Moreover, I am concerned *only* with the case where full source is
available. Hence there are no information-theoretic nor conceptual
reasons preventing ddd (or gdb) from providing a macro aware debugging
environment.
I do realize ddd/gdb are free, and one therefore should not complain;
so I hereby publicly appologize for alluding to their apparent
macro-challenged nature as lame... And it could be the case (as
far as I know) that there *is* some way to coax the collection
cpp/gcc/ddd/gdb into giving far better macro support than what I am
currently experiencing ("No symbol ...in current context").

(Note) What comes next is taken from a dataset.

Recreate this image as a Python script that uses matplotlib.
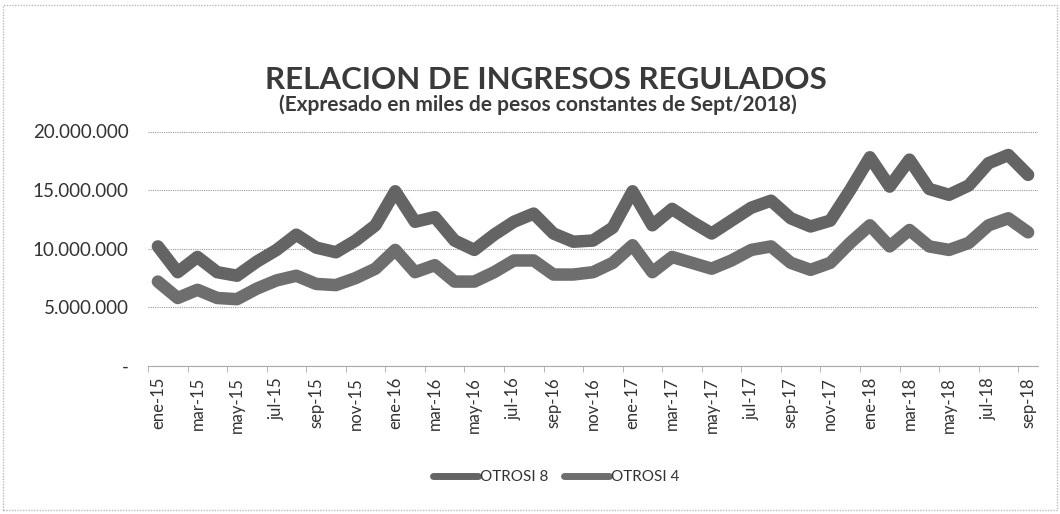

I was once told that "gcc -gdwarf-2 -g3 ..." together with coaxing
given to ddd would help, but I was never able to make anything
in that direction work. Moreover, I have been told that even if I
could make progress in that direction, the ## token-splicing
operator, the # stringification operator, and variable-arity macros
would not be handled properly.
I have also used -E to stop after preprocessing, and then proceeded
with the output as if it were my source... But drawbacks include:
1) The syntactic sugar (macros) is gone.
2) The output of cpp is not pretty-printed (as done, for example,
by emacs in C mode) and my decaying eyesight needs a crutch
of that sort to make sense of source.
I do not know how to noninteractively pretty-print C, which would
help me with drawback 2 above, and while on this train of thought
I will also mention that there is no apparent way to have cpp
generate a newline in it's output (which in some situations is
decidedly inconvenient, though someome once told me to fix it by
rewriting cpp based on gnu M4, which I don't believe I have the
time or stomach to do).
So let me amend (broaden) the question... I will happly pay the
google answer fee for a nice (gpl) noninteractive pretty-print
program (which I can use to ameliorate point 2 above) and for
a bullet-proof method to generate newlines in macro expansions,
since I then could cobble together an acceptable code transformer.